Iin the night I hold him till he is asleep then pop him in the cot" is the line that jumps out at me...

He needs to learn to go to sleep on his own, and the only way to do this is to put him into his cot awake.

lovelymama · 17/01/2009 14:02

17 weeks is when my very good sleeper (slept from 6pm-4pm, quick feed then back to sleep til 6.30am) turned in to a horrible sleeper. After about a million hours of internet research I found out about the 4 month sleep regression. Google it and you'll see that loads of babies have a sleep regression at this age. DS woke about 7 times a night for about 6 weeks (his regression lasted longer than most!) but then things did improve. Not sure if there's anything you can do - they are so young it's too early for sleep training and exhaustion on your part just makes you use any tool to get them back to sleep...be it feeding/rocking/patting.

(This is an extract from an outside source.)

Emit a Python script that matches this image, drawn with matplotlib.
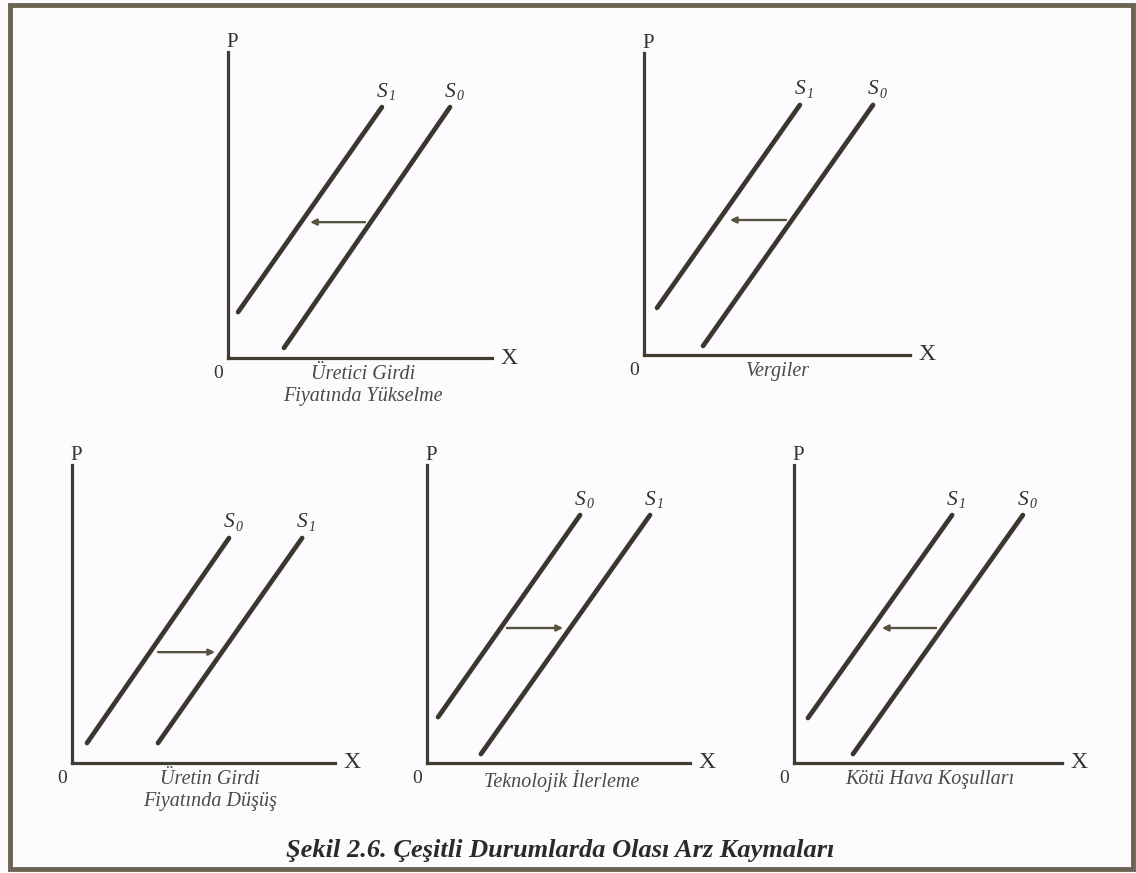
import matplotlib
matplotlib.use("Agg")
import matplotlib.pyplot as plt
from matplotlib.patches import Rectangle

plt.rcParams['font.family'] = ['Liberation Serif', 'DejaVu Serif']

W, H = 1136, 873

# ---- data (per panel, in 0-10 axis units) ----
captions = ["Üretici Girdi\nFiyatında Yükselme", "Vergiler",
            "Üretin Girdi\nFiyatında Düşüş", "Teknolojik İlerleme",
            "Kötü Hava Koşulları"]
left_labels = ["1", "1", "0", "0", "1"]     # subscript of the left curve
right_labels = ["0", "0", "1", "1", "0"]    # subscript of the right curve
left_x = [[0.38, 5.83], [0.49, 5.86], [0.57, 5.97], [0.42, 5.82], [0.52, 5.90]]
left_y = [[1.50, 8.20], [1.56, 8.28], [0.67, 7.55], [1.54, 8.32], [1.51, 8.32]]
right_x = [[2.12, 8.41], [2.22, 8.61], [3.27, 8.75], [2.05, 8.48], [2.20, 8.54]]
right_y = [[0.33, 8.20], [0.30, 8.28], [0.67, 7.55], [0.30, 8.32], [0.30, 8.32]]
arrow_y = [4.44, 4.47, 3.72, 4.53, 4.53]
arrow_from = [5.19, 5.34, 3.27, 3.04, 5.30]
arrow_to = [3.11, 3.23, 5.44, 5.17, 3.28]
title = "Şekil 2.6. Çeşitli Durumlarda Olası Arz Kaymaları"

# ---- layout (pixel boxes: left, right, top, bottom) ----
boxes = [(228, 492, 52, 358), (644, 910, 53, 355),
         (72, 335, 465, 763), (427, 690, 465, 763), (794, 1062, 465, 763)]
caption_x = [363, 778, 210, 562, 930]

fig = plt.figure(figsize=(W / 100, H / 100), dpi=100)
fig.patch.set_facecolor('#fdfbfd')

# frame
fig.patches.append(Rectangle((9.5 / W, 1 - 869 / H), (1133 - 9.5) / W, (869 - 4.5) / H,
                             transform=fig.transFigure, fill=False,
                             edgecolor='#6b6353', linewidth=3.5))

curve_c = '#3a382e'
axis_c = '#3f3d32'
arrow_c = '#55553f'
txt_c = '#333333'
cap_c = '#4a4a4a'

for i, (l, r, t, b) in enumerate(boxes):
    ax = fig.add_axes([l / W, 1 - b / H, (r - l) / W, (b - t) / H])
    ax.set_xlim(0, 10)
    ax.set_ylim(0, 10)
    ax.patch.set_alpha(0)
    for s in ('top', 'right'):
        ax.spines[s].set_visible(False)
    for s in ('left', 'bottom'):
        ax.spines[s].set_color(axis_c)
        ax.spines[s].set_linewidth(2.3)
    ax.set_xticks([])
    ax.set_yticks([])

    ax.plot(left_x[i], left_y[i], color=curve_c, lw=3.4, solid_capstyle='round')
    ax.plot(right_x[i], right_y[i], color=curve_c, lw=3.4, solid_capstyle='round')

    ax.annotate('', xy=(arrow_to[i], arrow_y[i]), xytext=(arrow_from[i], arrow_y[i]),
                arrowprops=dict(arrowstyle='-|>', color=arrow_c, lw=1.7,
                                mutation_scale=9, shrinkA=0, shrinkB=0))

    for xs, ys, sub in ((left_x[i], left_y[i], left_labels[i]),
                        (right_x[i], right_y[i], right_labels[i])):
        ax.annotate('S', xy=(xs[1], ys[1]), xytext=(0, 4), textcoords='offset points',
                    ha='center', va='bottom', fontsize=15.5, style='italic', color=txt_c)
        ax.annotate(sub, xy=(xs[1], ys[1]), xytext=(4.5, 3), textcoords='offset points',
                    ha='left', va='bottom', fontsize=10, style='italic', color=txt_c)

    ax.annotate('P', xy=(0, 1), xycoords='axes fraction', xytext=(3, 0),
                textcoords='offset points', ha='center', va='bottom',
                fontsize=15, color=txt_c)
    ax.annotate('X', xy=(1, 0), xycoords='axes fraction', xytext=(6, 0),
                textcoords='offset points', ha='left', va='center',
                fontsize=17, color=txt_c)
    ax.annotate('0', xy=(0, 0), xycoords='axes fraction', xytext=(-7, -5),
                textcoords='offset points', ha='center', va='top',
                fontsize=14, color=txt_c)

    cx = (caption_x[i] - l) / (r - l)
    ax.annotate(captions[i], xy=(cx, 0), xycoords='axes fraction', xytext=(0, -5),
                textcoords='offset points', ha='center', va='top',
                fontsize=14.5, style='italic', color=cap_c, linespacing=1.25)

fig.text(560 / W, 1 - 851 / H, title, ha='center', va='center',
         fontsize=19, fontweight='bold', style='italic', color='#2a2a2a')

fig.savefig('out.png', dpi=100, facecolor=fig.get_facecolor())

It's a tough time but it will get better

Hopefully · 17/01/2009 20:52

think we're going to attempt to settle him in the cot awake after his feeds (he isn't a nightmare to settle by any means, just a bit slower to sleep). we're also going to stop jumping at the first grizzle (DP admitted he sometimes picks him up and realises he's still pretty much asleep), and offer a couple of extra feeds in the day to try to fill him up.

I figure we won't try any sleep training till we've had a good couple of weeks of trying this, and then we'll reassess and take it from there.